Russia’s state budget has been hit hard in 2016 because of the drastic fall in revenue primarily brought on by low energy prices. For more than a decade, Russian leaders have talked about diversifying the economy, and reducing the country’s dependence on energy export revenue, but they have yet to turn words into action. For example, during his first stint as Russian president in the early 2000s, Vladimir Putin pledged to create “an economy of [technological] innovation” in Russia. And during his interregnum as prime minister, Putin said the government’s top priority was to lessen the country’s dependence on energy and raw materials exports by developing “innovative industries.” But official statistics indicate that the share of manufactured goods, as a percentage of Russia’s overall exports, has fallen significantly under Putin’s leadership.
Just about the only area where Russia has shown an ability to innovate is in the defense sector, underscored by the Russian military’s successful use of ship-launched cruise missiles during the recent Syrian campaign.
While Russia’s arms exports might be able to generate some revenue, the key for a revival of the economy is stimulating the civilian sector. Babkin, the Moscow forum co-chair and the leader of the Party of Action, said he is heading a petition drive for an economic blueprint, called the Charter of 2016, which advocates change in Russia’s economic policy in favor of rapid industrialization and a greater emphasis on economic areas where Russia has a comparative advantage.

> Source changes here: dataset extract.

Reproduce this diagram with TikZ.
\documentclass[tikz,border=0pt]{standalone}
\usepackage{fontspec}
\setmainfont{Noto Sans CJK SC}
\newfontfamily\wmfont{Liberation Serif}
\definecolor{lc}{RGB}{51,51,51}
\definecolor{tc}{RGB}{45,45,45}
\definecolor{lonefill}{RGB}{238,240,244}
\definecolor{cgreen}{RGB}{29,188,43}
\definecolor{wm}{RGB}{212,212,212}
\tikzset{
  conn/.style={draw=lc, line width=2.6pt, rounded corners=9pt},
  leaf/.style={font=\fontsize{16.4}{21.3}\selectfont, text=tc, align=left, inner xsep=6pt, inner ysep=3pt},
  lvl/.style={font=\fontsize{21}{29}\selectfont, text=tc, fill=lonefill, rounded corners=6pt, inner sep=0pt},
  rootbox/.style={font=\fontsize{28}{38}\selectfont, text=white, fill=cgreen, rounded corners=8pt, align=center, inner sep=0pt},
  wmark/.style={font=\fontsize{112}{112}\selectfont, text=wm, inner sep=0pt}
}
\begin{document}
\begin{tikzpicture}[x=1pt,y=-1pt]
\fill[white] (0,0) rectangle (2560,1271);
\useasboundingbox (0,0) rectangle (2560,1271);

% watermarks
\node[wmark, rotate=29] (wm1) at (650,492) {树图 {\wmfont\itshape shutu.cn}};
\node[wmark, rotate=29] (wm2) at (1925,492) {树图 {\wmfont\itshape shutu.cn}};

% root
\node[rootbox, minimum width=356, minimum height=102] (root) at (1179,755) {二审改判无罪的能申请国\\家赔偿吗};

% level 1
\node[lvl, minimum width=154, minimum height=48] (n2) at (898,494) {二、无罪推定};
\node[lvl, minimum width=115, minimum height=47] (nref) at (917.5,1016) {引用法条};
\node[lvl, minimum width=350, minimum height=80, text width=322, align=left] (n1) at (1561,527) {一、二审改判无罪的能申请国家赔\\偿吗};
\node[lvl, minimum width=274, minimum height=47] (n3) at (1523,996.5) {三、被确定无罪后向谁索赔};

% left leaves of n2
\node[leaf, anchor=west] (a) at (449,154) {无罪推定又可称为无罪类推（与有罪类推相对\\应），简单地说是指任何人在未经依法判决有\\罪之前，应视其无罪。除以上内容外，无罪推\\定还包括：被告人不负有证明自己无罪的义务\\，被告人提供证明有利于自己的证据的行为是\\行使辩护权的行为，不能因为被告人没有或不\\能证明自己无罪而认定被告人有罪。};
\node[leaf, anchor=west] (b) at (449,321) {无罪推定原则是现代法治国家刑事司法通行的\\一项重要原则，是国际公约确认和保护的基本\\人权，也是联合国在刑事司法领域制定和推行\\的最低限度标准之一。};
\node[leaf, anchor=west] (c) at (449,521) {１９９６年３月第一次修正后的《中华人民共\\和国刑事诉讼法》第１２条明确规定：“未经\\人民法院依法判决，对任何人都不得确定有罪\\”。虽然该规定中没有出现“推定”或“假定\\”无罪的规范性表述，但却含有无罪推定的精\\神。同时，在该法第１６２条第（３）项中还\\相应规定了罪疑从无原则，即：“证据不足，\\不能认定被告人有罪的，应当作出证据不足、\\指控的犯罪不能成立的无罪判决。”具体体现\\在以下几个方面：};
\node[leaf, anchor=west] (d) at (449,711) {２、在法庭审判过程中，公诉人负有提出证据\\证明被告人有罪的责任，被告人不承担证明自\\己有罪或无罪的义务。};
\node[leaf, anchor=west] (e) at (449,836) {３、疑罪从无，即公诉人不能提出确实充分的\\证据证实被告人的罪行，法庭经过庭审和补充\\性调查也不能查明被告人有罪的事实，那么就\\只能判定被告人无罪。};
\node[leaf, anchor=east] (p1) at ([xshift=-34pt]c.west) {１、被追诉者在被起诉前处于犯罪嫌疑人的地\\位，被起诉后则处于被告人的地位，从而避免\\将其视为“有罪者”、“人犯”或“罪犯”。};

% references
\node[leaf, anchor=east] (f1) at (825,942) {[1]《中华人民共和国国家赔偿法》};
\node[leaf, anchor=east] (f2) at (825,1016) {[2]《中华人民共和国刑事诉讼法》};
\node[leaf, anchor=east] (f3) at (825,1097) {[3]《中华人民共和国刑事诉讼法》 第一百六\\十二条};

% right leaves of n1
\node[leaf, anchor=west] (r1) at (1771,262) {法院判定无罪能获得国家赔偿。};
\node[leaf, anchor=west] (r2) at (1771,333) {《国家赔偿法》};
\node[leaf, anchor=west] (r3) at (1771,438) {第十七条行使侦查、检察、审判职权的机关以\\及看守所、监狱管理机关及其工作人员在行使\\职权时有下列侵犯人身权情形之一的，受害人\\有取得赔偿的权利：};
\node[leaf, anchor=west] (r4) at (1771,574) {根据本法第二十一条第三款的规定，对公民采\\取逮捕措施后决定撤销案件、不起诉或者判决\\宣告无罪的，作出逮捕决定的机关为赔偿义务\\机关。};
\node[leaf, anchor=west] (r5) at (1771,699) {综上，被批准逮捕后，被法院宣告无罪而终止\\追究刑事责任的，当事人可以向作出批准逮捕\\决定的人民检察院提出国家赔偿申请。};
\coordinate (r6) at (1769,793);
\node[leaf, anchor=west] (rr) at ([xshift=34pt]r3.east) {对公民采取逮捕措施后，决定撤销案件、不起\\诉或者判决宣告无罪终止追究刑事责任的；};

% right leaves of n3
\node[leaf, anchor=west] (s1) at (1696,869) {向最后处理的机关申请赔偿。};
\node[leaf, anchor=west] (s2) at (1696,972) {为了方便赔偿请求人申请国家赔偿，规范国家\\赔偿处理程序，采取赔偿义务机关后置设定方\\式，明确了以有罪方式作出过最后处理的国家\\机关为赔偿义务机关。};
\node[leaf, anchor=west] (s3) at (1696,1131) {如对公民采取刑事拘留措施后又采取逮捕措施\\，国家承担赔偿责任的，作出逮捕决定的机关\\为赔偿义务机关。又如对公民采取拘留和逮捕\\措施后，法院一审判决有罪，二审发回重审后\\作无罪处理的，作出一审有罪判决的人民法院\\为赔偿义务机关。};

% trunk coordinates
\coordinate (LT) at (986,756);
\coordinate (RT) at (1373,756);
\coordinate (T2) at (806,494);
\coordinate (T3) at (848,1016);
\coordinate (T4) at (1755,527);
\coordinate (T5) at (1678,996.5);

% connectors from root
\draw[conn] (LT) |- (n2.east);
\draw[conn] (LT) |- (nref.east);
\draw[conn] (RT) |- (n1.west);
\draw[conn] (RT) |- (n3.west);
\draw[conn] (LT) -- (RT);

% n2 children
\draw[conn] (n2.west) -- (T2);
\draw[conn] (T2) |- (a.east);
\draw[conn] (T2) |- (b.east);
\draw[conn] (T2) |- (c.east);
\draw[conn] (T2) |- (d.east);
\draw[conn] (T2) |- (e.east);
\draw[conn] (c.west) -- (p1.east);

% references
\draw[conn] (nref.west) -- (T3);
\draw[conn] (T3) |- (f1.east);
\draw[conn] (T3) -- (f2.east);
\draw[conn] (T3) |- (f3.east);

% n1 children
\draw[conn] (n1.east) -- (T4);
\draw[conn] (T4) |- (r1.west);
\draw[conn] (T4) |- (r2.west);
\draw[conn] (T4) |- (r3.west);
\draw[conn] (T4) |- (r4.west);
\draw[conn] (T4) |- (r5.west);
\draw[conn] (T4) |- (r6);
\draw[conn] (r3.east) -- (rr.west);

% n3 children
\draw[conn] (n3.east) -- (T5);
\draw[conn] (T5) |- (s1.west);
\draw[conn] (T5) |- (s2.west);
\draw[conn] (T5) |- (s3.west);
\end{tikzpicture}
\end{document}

Meanwhile, the first deputy chairman of the State Duma’s Committee on Education, Oleg Smolin, is calling for a major spending increase in Russia’s educational infrastructure. State spending on education should rise to 5 percent of Russian GDP, Smolin urged. The OECD’s Education at a Glance report for 2015 indicates that Russian spending on education in 2015 amounted to less than 3 percent of GDP. Two years earlier, according to the OECD, it stood at 4.9 percent. If more money is not spent on training future generations, Smolin contended, Russians could find themselves unable to find high-skilled, well-paying jobs, and the country’s manufactured goods could fall further behind in global markets.
A number of participants at the Moscow forum called attention to growing income inequality in Russian society and its associated risks and fiscal burdens. One participant made a radical suggestion that Russia should leave the World Trade Organization and introduce “super taxes for the super rich.”
Although government officials did not attend the Moscow gathering, there are signs that the Kremlin is paying attention to the growing concern expressed by forum participants. On April 12, the Ministry of Industry and Trade published a draft proposal that would offer subsidies to Russian companies that stimulate the “realization of the means of production.” The draft is thin on specifics, and funds have not yet been allocated to cover the subsidization program. Even so, the existence of the draft subsidization plan suggests that the government is open to working with the nascent Charter of 2016 movement.